Survage, non mobilisé pour raisons de santé, part alors pour Nice où il découvre la lumière méditerranéenne qui le marque profondément, lui le peintre du Nord !
L’artiste puise dans cette ville une palette réinventée (roses, bleus du ciel et de la mer, vert profond, jaune strident, orange et rouge éclatants) et réalise une peinture onirique qui, avec celle de De Chirico et Chagall, ouvrira la voie à la peinture surréaliste.
De retour à Paris en 1919, Survage abandonne la sensualité heureuse de la couleur pour des tons sourds gris, ocre, bruns ponctués de rouges orangés et de verts qui soulignent la rigueur linéaire de la construction. Cette même année, il fonde la seconde Section d’Or, avec Gleizes et Archipenko, qui expose les œuvres des artistes d’avant-garde.

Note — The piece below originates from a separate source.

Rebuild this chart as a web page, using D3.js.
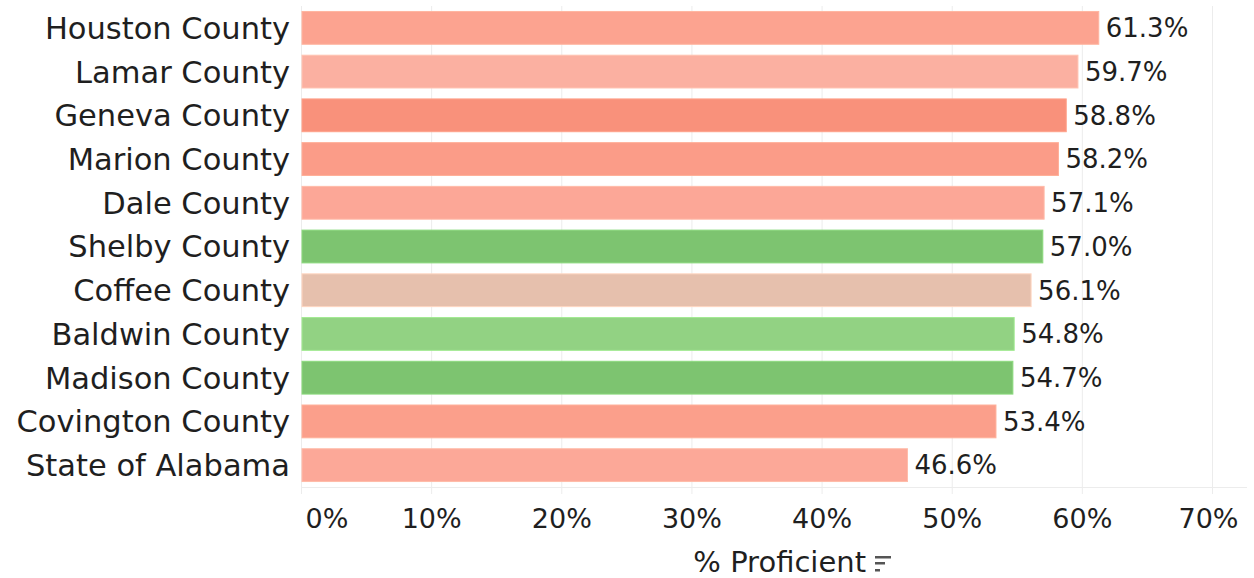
<!DOCTYPE html>
<html>
<head>
<meta charset="utf-8">
<script src="https://cdn.jsdelivr.net/npm/d3@7"></script>
<style>
  body { margin: 0; background: #fff; }
  text { font-family: "DejaVu Sans", sans-serif; fill: #1f1f1f; }
</style>
</head>
<body>
<div id="chart"></div>
<script>
// data
var counties = ["Houston County", "Lamar County", "Geneva County", "Marion County", "Dale County",
  "Shelby County", "Coffee County", "Baldwin County", "Madison County", "Covington County", "State of Alabama"];
var proficient = [61.3, 59.7, 58.8, 58.2, 57.1, 57.0, 56.1, 54.8, 54.7, 53.4, 46.6];
var barColors = ["#fca390", "#fbb0a1", "#f9917b", "#fb9c88", "#fca797", "#7dc470",
  "#e6c0ad", "#92d283", "#7dc470", "#fb9f8b", "#fca898"];
var xTicks = [0, 10, 20, 30, 40, 50, 60, 70];
var axisTitle = "% Proficient";

var width = 1254, height = 578;

var rows = counties.map(function(c, i){
  return {name: c, value: proficient[i], color: barColors[i]};
});

var svg = d3.select("#chart").append("svg")
  .attr("width", width).attr("height", height);

var x = d3.scaleLinear().domain([0, 70]).range([301, 1212]);
var y = d3.scaleBand().domain(counties).range([6, 487])
  .paddingInner(0.25).paddingOuter(0.125);

// grid
svg.append("g").selectAll("line")
  .data(xTicks).enter().append("line")
  .attr("x1", function(d){ return x(d) + 0.5; })
  .attr("x2", function(d){ return x(d) + 0.5; })
  .attr("y1", 6).attr("y2", 494)
  .attr("stroke", "#ececec").attr("stroke-width", 1);

svg.append("line")
  .attr("x1", x(0)).attr("x2", 1247)
  .attr("y1", 487.5).attr("y2", 487.5)
  .attr("stroke", "#ececec");

// bars
svg.append("g").selectAll("rect")
  .data(rows).enter().append("rect")
  .attr("x", x(0) + 1)
  .attr("y", function(d){ return y(d.name); })
  .attr("width", function(d){ return x(d.value) - x(0) - 1; })
  .attr("height", y.bandwidth())
  .attr("fill", function(d){ return d.color; })
  .attr("stroke", function(d){ return d3.color(d.color).brighter(0.3); })
  .attr("stroke-width", 1);

// value labels
svg.append("g").selectAll("text")
  .data(rows).enter().append("text")
  .attr("x", function(d){ return x(d.value) + 7; })
  .attr("y", function(d){ return y(d.name) + y.bandwidth() / 2; })
  .attr("dy", "0.36em")
  .style("font-size", "26px")
  .text(function(d){ return d.value.toFixed(1) + "%"; });

// category labels
svg.append("g").selectAll("text")
  .data(rows).enter().append("text")
  .attr("x", 290)
  .attr("y", function(d){ return y(d.name) + y.bandwidth() / 2; })
  .attr("dy", "0.36em")
  .attr("text-anchor", "end")
  .style("font-size", "30.5px")
  .text(function(d){ return d.name; });

// x axis
var xAxis = svg.append("g")
  .attr("transform", "translate(0,498)")
  .call(d3.axisBottom(x).tickValues(xTicks).tickSize(0).tickPadding(0)
    .tickFormat(function(d){ return d + "%"; }));
xAxis.select(".domain").remove();
xAxis.selectAll("text")
  .attr("y", 0).attr("dy", "0.36em")
  .attr("transform", "translate(0,20)")
  .style("font-size", "27px")
  .style("font-family", "DejaVu Sans, sans-serif")
  .attr("fill", "#1f1f1f");
xAxis.selectAll(".tick").filter(function(d){ return d === 0; }).select("text")
  .attr("text-anchor", "start").attr("x", 4);
xAxis.selectAll(".tick").filter(function(d){ return d === 70; }).select("text")
  .attr("x", -4);

// axis title + sort icon
svg.append("text")
  .attr("x", 866).attr("y", 572)
  .attr("text-anchor", "end")
  .style("font-size", "29px")
  .text(axisTitle);

var icon = svg.append("g").attr("fill", "#555");
[[16, 556], [10, 562], [5, 569]].forEach(function(l){
  icon.append("rect").attr("x", 875).attr("y", l[1]).attr("width", l[0]).attr("height", 2.5);
});
</script>
</body>
</html>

Son cubisme n’était pas orthodoxe, il pratiquait ce qu’il appelait une « synthèse plastique de l’espace », traduction de l’espace en deux dimensions qu’il préférait à l’analyse volumétrique du cubisme analytique. A la suite de Picasso et Derain, cédant lui aussi « à ce sentiment d’être allé trop loin », Survage ressent le devoir, par-delà les inventions du cubisme, de l’art abstrait, de renouer avec la tradition de la peinture. Il revient au sujet académique et à la figure classique et sent bientôt l’impasse de cette impossible fusion entre le retour aux sources et la modernité. C’est dans ce contexte que Survage part à Collioure, comme Matisse ou Derain, vingt ans plus tôt. Dans l’intensité des couleurs qui avaient marqué le début du Fauvisme de Matisse, Survage perçoit le resurgissement de la tragédie antique, la présence vivante des mythes, entre ombre et soleil.
Comme pour Picasso, la lumière de la Catalogne ressuscite en lui le mythe grec. Peu à peu libéré des contraintes néo-classiques qu’il s’était imposées, Survage se sert de Collioure comme de prétexte, voire de révélateur pour intervenir dans la trajectoire créative, plastique et intellectuelle du moment. Lors de son séjour à Collioure vers 1924, sa palette évolue et se décline en un camaïeu de gris et de tons de terre. C’est à Collioure, entre 1925 et 1932, que Survage va redevenir l’expérimentateur d’une peinture qui se réclame autant du contenu spirituel de Gauguin que des moyens plastiques de Cézanne.
Il se concentre essentiellement sur les métiers féminins et les sacralise autour des thèmes essentiels que sont les pêcheuses, les marchandes de poissons, les porteuses, mais aussi autour des pleureuses et des femmes à la fenêtre. Avec des pièces remarquables encore jamais montrées que sont les deux Pêcheuses de 1925, (collection particulière) les représentant comme des sortes de cariatides sorties tout droit de la Grèce Antique. Il est aussi à remarquer la grande et émouvante beauté des Pêcheuses 1925 de la collection du Arts Club of Chicago, jamais montrées en dehors de cette collection et représentées telles qu’elles étaient avec leurs vêtements, les foulards et espadrilles, émanation de femmes du peuple et déesses divines à la fois.
Survage fut également l'auteur de décors pour Mavra, ballet de Diaghilev, et de grands panneaux décoratifs pour le pavillon des Chemins de fer à l'Exposition internationale de 1937, panneaux pour lesquels il reçut une médaille d'or. Il participa à la Biennale de Venise en 1954. En 1960, il se vit décerner le prix Guggenheim pour sa toile Maternité (1958). Plusieurs expositions lui furent consacrées, au musée de Nîmes (1969), aux musées de Saint-Étienne, des Sables-d'Olonne (1973), de Nice (1975), et, plus récemment, une rétrospective a eu lieu à Troyes (M. A. M. en 1993).